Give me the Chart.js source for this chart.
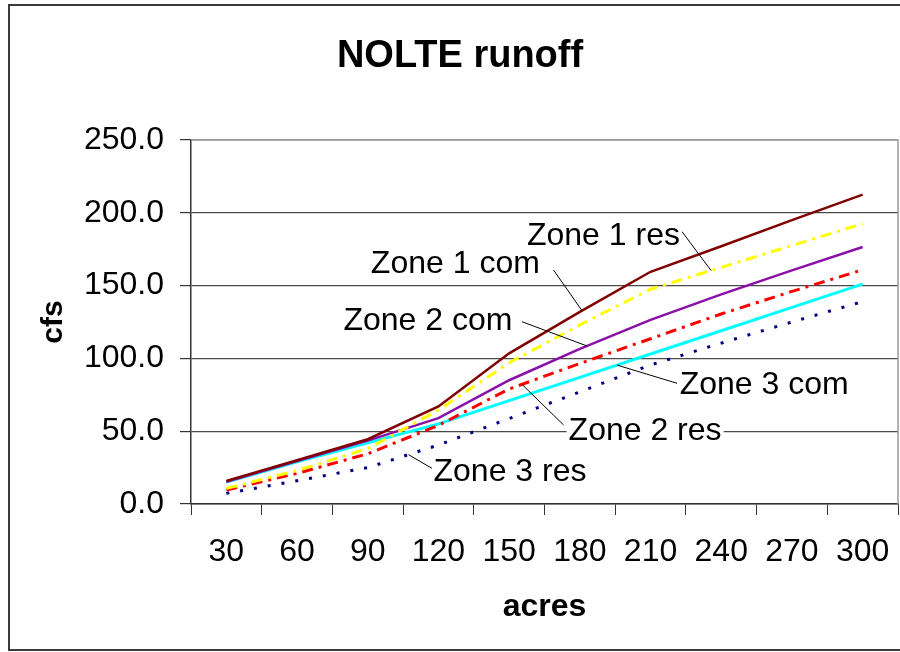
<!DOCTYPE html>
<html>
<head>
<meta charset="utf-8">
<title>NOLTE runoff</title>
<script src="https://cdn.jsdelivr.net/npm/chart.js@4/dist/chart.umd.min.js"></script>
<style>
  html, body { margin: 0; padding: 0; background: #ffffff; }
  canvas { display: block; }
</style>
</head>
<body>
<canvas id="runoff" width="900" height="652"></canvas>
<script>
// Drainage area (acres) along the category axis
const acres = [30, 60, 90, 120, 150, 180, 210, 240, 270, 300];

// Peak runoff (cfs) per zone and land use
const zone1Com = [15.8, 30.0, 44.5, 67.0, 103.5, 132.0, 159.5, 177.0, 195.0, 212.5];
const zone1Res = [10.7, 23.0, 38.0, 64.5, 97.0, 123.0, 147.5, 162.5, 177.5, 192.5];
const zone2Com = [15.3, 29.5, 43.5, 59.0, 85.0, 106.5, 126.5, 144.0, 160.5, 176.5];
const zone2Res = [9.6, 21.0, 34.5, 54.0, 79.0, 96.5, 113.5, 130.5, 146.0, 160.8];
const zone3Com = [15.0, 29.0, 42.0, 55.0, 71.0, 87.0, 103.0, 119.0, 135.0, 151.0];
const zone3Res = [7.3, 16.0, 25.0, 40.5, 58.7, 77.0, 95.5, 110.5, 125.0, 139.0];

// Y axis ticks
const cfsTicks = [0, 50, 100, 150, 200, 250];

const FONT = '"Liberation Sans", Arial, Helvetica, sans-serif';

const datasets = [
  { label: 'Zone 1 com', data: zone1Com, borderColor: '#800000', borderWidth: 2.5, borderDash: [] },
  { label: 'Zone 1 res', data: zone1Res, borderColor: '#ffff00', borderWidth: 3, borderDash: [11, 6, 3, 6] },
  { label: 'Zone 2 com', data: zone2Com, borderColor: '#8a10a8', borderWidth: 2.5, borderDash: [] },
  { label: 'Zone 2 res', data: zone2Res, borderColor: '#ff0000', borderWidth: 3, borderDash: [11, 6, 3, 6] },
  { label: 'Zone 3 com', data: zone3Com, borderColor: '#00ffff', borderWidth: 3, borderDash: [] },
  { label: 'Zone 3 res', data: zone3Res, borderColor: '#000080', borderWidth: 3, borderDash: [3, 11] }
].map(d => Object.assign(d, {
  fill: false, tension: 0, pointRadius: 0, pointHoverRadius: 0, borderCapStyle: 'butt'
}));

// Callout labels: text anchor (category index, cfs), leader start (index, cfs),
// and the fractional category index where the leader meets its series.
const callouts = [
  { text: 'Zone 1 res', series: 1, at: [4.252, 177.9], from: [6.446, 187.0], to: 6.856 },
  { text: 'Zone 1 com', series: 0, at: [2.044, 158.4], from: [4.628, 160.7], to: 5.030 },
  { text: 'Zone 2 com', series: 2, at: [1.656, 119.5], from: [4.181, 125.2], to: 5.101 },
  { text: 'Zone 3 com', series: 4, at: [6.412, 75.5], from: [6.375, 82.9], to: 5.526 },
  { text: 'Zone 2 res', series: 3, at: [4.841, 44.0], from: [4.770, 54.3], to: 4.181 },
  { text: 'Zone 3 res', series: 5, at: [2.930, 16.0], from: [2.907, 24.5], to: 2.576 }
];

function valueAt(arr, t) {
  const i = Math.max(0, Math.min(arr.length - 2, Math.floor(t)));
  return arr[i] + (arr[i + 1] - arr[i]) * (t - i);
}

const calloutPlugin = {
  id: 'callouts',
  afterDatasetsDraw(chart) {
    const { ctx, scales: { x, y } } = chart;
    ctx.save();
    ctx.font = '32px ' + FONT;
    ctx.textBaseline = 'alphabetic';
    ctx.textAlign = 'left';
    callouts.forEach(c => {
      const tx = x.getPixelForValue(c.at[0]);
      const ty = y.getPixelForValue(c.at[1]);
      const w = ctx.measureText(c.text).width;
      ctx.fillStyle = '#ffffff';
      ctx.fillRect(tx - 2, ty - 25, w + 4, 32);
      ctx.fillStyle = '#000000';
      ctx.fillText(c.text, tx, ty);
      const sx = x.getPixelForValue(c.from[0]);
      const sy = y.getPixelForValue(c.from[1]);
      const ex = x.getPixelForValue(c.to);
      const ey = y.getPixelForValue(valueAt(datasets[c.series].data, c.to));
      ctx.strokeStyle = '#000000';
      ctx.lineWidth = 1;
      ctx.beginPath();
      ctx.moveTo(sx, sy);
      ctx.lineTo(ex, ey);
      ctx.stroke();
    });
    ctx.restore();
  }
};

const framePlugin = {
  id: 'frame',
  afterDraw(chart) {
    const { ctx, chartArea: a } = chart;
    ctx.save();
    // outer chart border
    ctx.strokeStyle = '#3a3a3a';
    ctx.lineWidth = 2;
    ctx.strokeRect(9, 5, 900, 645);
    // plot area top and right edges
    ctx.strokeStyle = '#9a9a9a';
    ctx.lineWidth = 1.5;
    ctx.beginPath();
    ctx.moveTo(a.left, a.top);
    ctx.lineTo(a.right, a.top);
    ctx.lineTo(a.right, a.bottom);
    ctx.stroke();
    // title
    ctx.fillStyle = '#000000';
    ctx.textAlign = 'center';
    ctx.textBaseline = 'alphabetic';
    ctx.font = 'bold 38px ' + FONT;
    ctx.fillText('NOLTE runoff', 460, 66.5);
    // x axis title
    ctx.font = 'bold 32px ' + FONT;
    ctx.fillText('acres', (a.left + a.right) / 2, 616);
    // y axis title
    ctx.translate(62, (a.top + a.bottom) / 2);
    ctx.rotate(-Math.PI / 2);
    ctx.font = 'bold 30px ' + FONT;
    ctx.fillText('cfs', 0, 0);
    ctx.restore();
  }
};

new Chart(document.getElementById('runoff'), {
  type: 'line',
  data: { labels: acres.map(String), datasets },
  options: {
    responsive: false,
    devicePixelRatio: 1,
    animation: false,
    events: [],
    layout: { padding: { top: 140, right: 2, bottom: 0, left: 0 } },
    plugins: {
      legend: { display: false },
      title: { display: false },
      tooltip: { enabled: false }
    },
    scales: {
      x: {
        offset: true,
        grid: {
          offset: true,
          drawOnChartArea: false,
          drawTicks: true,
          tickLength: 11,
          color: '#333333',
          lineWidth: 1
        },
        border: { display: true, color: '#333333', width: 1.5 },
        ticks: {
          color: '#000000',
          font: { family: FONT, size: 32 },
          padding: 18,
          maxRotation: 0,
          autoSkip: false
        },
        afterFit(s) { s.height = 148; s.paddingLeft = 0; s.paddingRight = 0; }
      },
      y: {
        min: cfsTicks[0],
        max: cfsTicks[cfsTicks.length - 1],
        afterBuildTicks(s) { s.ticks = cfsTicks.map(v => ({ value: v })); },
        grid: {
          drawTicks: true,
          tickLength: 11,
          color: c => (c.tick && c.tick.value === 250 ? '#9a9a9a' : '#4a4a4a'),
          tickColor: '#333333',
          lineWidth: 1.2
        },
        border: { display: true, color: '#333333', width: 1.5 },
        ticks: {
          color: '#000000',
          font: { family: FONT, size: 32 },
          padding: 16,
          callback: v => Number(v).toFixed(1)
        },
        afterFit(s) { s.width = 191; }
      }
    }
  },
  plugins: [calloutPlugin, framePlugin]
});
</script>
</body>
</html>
- - -
- _GIVEN TASK_
From the first line of the material down to the line containing "Arial, Helvetica, sans-serif';", inclusive, return each line exactly, skipping any picture.

- _EXERCISE RESPONSE_
Give me the Chart.js source for this chart.
<!DOCTYPE html>
<html>
<head>
<meta charset="utf-8">
<title>NOLTE runoff</title>
<script src="https://cdn.jsdelivr.net/npm/chart.js@4/dist/chart.umd.min.js"></script>
<style>
  html, body { margin: 0; padding: 0; background: #ffffff; }
  canvas { display: block; }
</style>
</head>
<body>
<canvas id="runoff" width="900" height="652"></canvas>
<script>
// Drainage area (acres) along the category axis
const acres = [30, 60, 90, 120, 150, 180, 210, 240, 270, 300];

// Peak runoff (cfs) per zone and land use
const zone1Com = [15.8, 30.0, 44.5, 67.0, 103.5, 132.0, 159.5, 177.0, 195.0, 212.5];
const zone1Res = [10.7, 23.0, 38.0, 64.5, 97.0, 123.0, 147.5, 162.5, 177.5, 192.5];
const zone2Com = [15.3, 29.5, 43.5, 59.0, 85.0, 106.5, 126.5, 144.0, 160.5, 176.5];
const zone2Res = [9.6, 21.0, 34.5, 54.0, 79.0, 96.5, 113.5, 130.5, 146.0, 160.8];
const zone3Com = [15.0, 29.0, 42.0, 55.0, 71.0, 87.0, 103.0, 119.0, 135.0, 151.0];
const zone3Res = [7.3, 16.0, 25.0, 40.5, 58.7, 77.0, 95.5, 110.5, 125.0, 139.0];

// Y axis ticks
const cfsTicks = [0, 50, 100, 150, 200, 250];

const FONT = '"Liberation Sans", Arial, Helvetica, sans-serif';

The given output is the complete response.